DIRECTION: Print the material below exactly as it stands, please, from its first line to the line holding "plt.rcParams['font.family'] = ['Liberation", with no pictures.

GIVEN INFORMATION:
= = =

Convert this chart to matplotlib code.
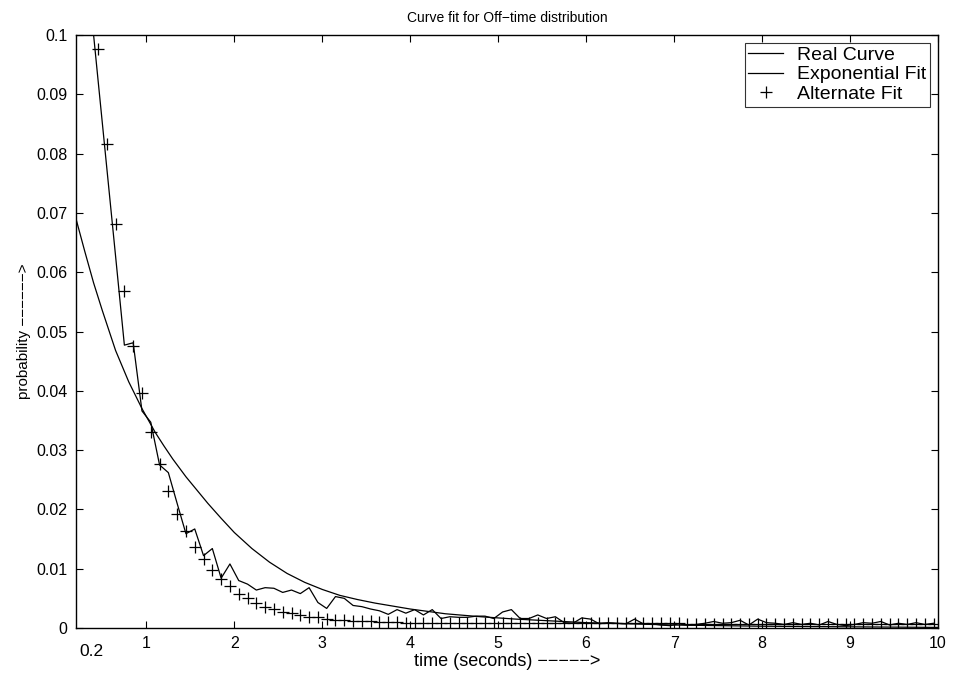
import numpy as np
import matplotlib
matplotlib.use("Agg")
import matplotlib.pyplot as plt

plt.rcParams['font.family'] = ['Liberation Sans', 'DejaVu Sans']

# ---- data ----
real_t = np.round(np.arange(0.35, 10.0, 0.1), 2)
real_p = [0.1075, 0.0925, 0.0776, 0.0627, 0.0477, 0.0481, 0.0366, 0.0347, 0.0275, 0.0262,
          0.0210, 0.0159, 0.0167, 0.0122, 0.0134, 0.0084, 0.0108, 0.0080, 0.0074, 0.0064,
          0.0068, 0.0067, 0.0060, 0.0064, 0.0058, 0.0068, 0.0043, 0.0033, 0.0053, 0.0050,
          0.0038, 0.0036, 0.0032, 0.0029, 0.0023, 0.0031, 0.0025, 0.0031, 0.0022, 0.0031,
          0.0016, 0.0019, 0.0018, 0.0018, 0.0020, 0.0020, 0.0016, 0.0027, 0.0031, 0.0016,
          0.0016, 0.0022, 0.0016, 0.0019, 0.0009, 0.0008, 0.0017, 0.0015, 0.0007, 0.0009,
          0.0008, 0.0007, 0.0015, 0.0007, 0.0007, 0.0005, 0.0004, 0.0007, 0.0005, 0.0006,
          0.0008, 0.0011, 0.0008, 0.0009, 0.0013, 0.0005, 0.0015, 0.0009, 0.0008, 0.0006,
          0.0009, 0.0006, 0.0008, 0.0005, 0.0011, 0.0006, 0.0004, 0.0006, 0.0009, 0.0008,
          0.0011, 0.0005, 0.0008, 0.0006, 0.0009, 0.0006, 0.0008]

exp_t = [0.2, 0.3, 0.4, 0.5, 0.65, 0.8, 0.95, 1.1, 1.2, 1.3, 1.45, 1.6, 1.7, 1.85, 2.0,
         2.2, 2.4, 2.6, 2.8, 3.0, 3.2, 3.4, 3.6, 4.0, 4.4, 4.8, 5.2, 5.6, 6.0, 6.5,
         7.0, 7.5, 8.0, 9.0, 10.0]
exp_p = [0.069, 0.0635, 0.0582, 0.0535, 0.0468, 0.0415, 0.0370, 0.0330, 0.0307, 0.0285,
         0.0255, 0.0228, 0.0210, 0.0185, 0.0161, 0.0134, 0.0111, 0.0092, 0.0077, 0.0065,
         0.0055, 0.0048, 0.0042, 0.0032, 0.0024, 0.0019, 0.0015, 0.0012, 0.0009, 0.0007,
         0.0005, 0.0004, 0.0003, 0.0002, 0.0001]

alt_t = np.round(np.arange(0.45, 10.0, 0.1), 2)
alt_p = [0.0977, 0.0816, 0.0681, 0.0568, 0.0476, 0.0396, 0.0331, 0.0276, 0.0231, 0.0193,
         0.0164, 0.0137, 0.0116, 0.0098, 0.0082, 0.0070, 0.0058, 0.0050, 0.0043, 0.0036,
         0.0032, 0.0027, 0.0025, 0.0022, 0.0019, 0.0018, 0.0016, 0.0014, 0.0013, 0.0012,
         0.0011, 0.0011, 0.0010, 0.0010, 0.0010,
         0.0009, 0.0009, 0.0009, 0.0009, 0.0009, 0.0009, 0.0009, 0.0009, 0.0009, 0.0009,
         0.0009, 0.0009, 0.0008, 0.0008, 0.0008, 0.0008, 0.0008, 0.0008, 0.0008, 0.0008,
         0.0008, 0.0008, 0.0008, 0.0008, 0.0008, 0.0008, 0.0008, 0.0008, 0.0008, 0.0008,
         0.0008, 0.0008, 0.0007, 0.0007, 0.0007, 0.0007, 0.0007, 0.0007, 0.0007, 0.0007,
         0.0007, 0.0007, 0.0007, 0.0007, 0.0007, 0.0007, 0.0007, 0.0007, 0.0007, 0.0007,
         0.0007, 0.0007, 0.0007, 0.0007, 0.0007, 0.0007, 0.0007, 0.0007, 0.0007, 0.0007,
         0.0007]

xticks = [1, 2, 3, 4, 5, 6, 7, 8, 9, 10]
yticks = [0, 0.01, 0.02, 0.03, 0.04, 0.05, 0.06, 0.07, 0.08, 0.09, 0.1]
ytick_labels = ["0", "0.01", "0.02", "0.03", "0.04", "0.05", "0.06", "0.07", "0.08", "0.09", "0.1"]

# ---- figure ----
fig = plt.figure(figsize=(9.55, 6.79), dpi=100)
ax = fig.add_axes([76/955, 1 - 628/679, (938 - 76)/955, (628 - 35)/679])

ax.plot(real_t, real_p, color='black', lw=0.9, label='Real Curve')
ax.plot(exp_t, exp_p, color='black', lw=0.9, label='Exponential Fit')
ax.plot(alt_t, alt_p, linestyle='none', marker='+', color='black', ms=9, mew=0.9,
        label='Alternate Fit')

ax.set_xlim(0.2, 10)
ax.set_ylim(0, 0.1)
ax.set_xticks(xticks)
ax.set_xticklabels([str(v) for v in xticks])
ax.set_yticks(yticks)
ax.set_yticklabels(ytick_labels)
ax.tick_params(direction='in', length=5, width=0.8, top=True, right=True,
               labelsize=11.5, pad=6)
for s in ax.spines.values():
    s.set_linewidth(1.0)

ax.set_title("Curve fit for Off\u2212time distribution", fontsize=10, pad=9)
ax.set_xlabel("time (seconds) \u2212\u2212\u2212\u2212\u2212>", fontsize=13, labelpad=1)
ax.set_ylabel("probability \u2212\u2212\u2212\u2212\u2212\u2212>", fontsize=11, labelpad=4)

fig.text(91/955, 1 - 651/679, "0.2", ha='center', va='center', fontsize=12.5)

leg = ax.legend(loc='upper right', fontsize=14, frameon=True, fancybox=False,
                edgecolor='black', handlelength=1.8, borderpad=0.2, labelspacing=0.08,
                handletextpad=0.7, borderaxespad=0.4)
leg.get_frame().set_linewidth(0.8)

fig.savefig("out.png", dpi=100)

= = =

EXERCISE RESPONSE:
Convert this chart to matplotlib code.
import numpy as np
import matplotlib
matplotlib.use("Agg")
import matplotlib.pyplot as plt

plt.rcParams['font.family'] = ['Liberation Sans', 'DejaVu Sans']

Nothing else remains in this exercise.